Appearing on CNN's State of the Union, David Axelrod claimed the president's failure was the result of a "monolithic opposition to everything the chief executive wants to do" and that "a lot of Republicans in Congress want to cooperate, know better, but they're in the thralls of this reign of terror from the far right that has dragged the party to the right."
Even if one believes that the will of the American electorate which overwhelmingly chose more conservative representation in the 2010 mid-term contests could be described as a "reign of terror," President Obama chose to break his 2008 promise before those mid-term elections took place when his party controlled both houses of Congress.

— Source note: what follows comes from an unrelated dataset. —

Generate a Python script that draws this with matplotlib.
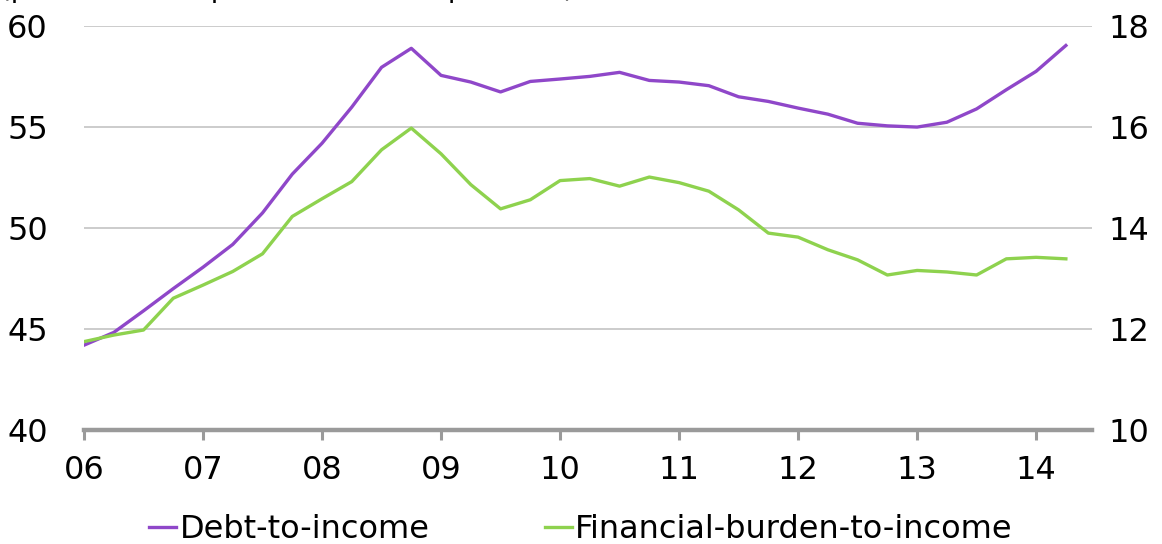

Shortly after that first year in office ended, immigration advocates who meet regularly with White House officials said the Obama administration had still not settled on a course of action. At that time, Deepak Bhargava, executive director of one advocacy group said, "The critical ingredient for whether we get immigration reform done this year will be whether the president has the courage to step forward and lead." He didn't then and still hasn't.
In the president's defense, Mr. Axelrod points to the DREAM Act, a proposed bill that would put some young illegal immigrants on a path to citizenship. Of course this is not comprehensive immigration reform. It is merely a form of amnesty that rewards illegal behavior with the rights of citizenship. More importantly to Mr. Obama and Congressional Democrats, it would reward their party with potentially millions of instant voters brought into the "get something for nothing" fold.
Instead of that politically motivated gimmick, Senator Marco Rubio (R-Florida) is leading a Republican effort to draft fair and reasonable legislation. His version of the DREAM Act would allow undocumented youth who were brought to the United States by their parents to receive the equivalent of a non-immigrant visa. But they would still be required to go through the current system to apply for resident status or citizenship.
While Mr. Axelrod claims it is "an implacable group of Republicans in Congress" that are responsible for Mr. Obama's failure; the truth is it's the all or nothing, politics over policy attitude of the president and his Congressional cronies has prevented true immigration reform from coming to pass.
And our Campaigner-in-Chief expects those for whom that reform is a key issue to fall for his con yet again. According to Mr. Axelrod, there will be a renewed opportunity to tackle the issues "when the president wins re-election."